Mr. Shadab’s conclusions seem strongly supported by the empirical research he’s reviewed:  “…SOX likely reduces the innovative potential of a significant portion of public companies and thereby imposes a social cost in the form of foregone benefits from innovation.”  One obvious question that comes to mind:  “Isn’t SOX just another condition facing firms that they need to factor into their ‘innovative behavior’ if they are going to survive and thrive in the future?”

Other questions:

  • Were there any examples of SOX-compliant firms that successfully balanced the trade-offs between providing sufficient informational asymmetries (to drive innovative behavior) and the reduction of agency costs (to manage managerial opportunism)?  If so, do they demonstrate any general characteristics worthy of further study?
  • If the basic challenge presented by SOX requirements is the need for external, or objective oversight, are there non-tradition collaboration models worth exploring to address the problem?  For example, the open source software model (Linux), or the virtually unbounded peer-review model of Wikipedia?
  • How much of the challenge of seeking, or investing in, innovation is the mindset that the corporation needs to own the innovation?  The implication in this question is that innovations are different from inventions, or other such corporate assets that can be protected.
  • Does the recent trend to appoint chief innovation officers have any impact on the ability of public corporations to address the issues caused by agency costs?  For example, can a CX level position, with sufficient resources, better manage the proximity vs. objectivity oversight balance (see Section II. C. of the paper)?
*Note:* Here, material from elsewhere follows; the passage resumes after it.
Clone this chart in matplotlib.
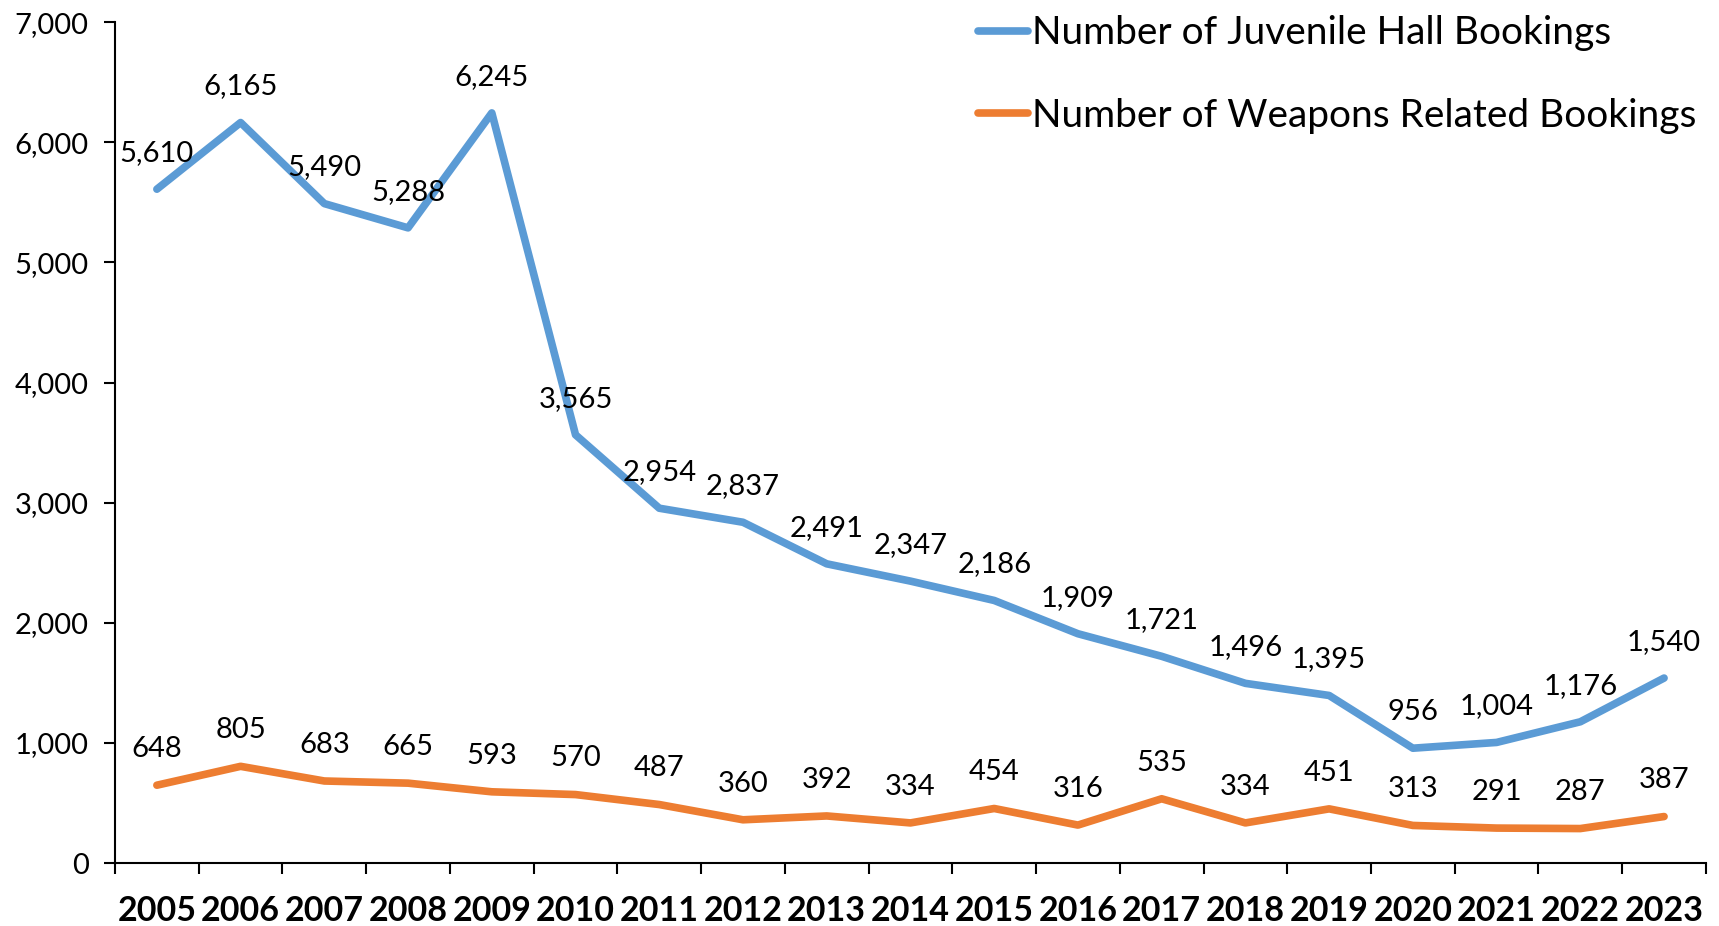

Thank you Mr. Shadab for a very insightful investigation and excellent write-up of the results.

When is productivity a bad thing?

Michael LoBue writes: Michael Hicks, director of the Bureau of Business Research at Ball State University, asserts in this morning's The StarPress.com that "globalization isn't the problem [for job losses]; productivity fueling drop in jobs."

Trusting Mr. Hicks' data and his analysis of the data, one still has to question the basis thesis that "productivity is a problem".  The logical extension of his conclusion doesn't make sense — that by reducing worker productivity we retain local jobs.  Isn't that the logic that justified agricultural subsidies?  You know, farmers receiving government subsidies for not growing certain crops. I believe the only productive outcome of that program was to keep certain politicians in office longer.

Mr. Hicks does conclude with a provocative question:  "The real question about manufacturing jobs isn't why so many have disappeared, but why so many still remain?"  This blog site is interested in hearing about the possible answers to this question.

Thank you, Mr. Hicks, I enjoyed your column.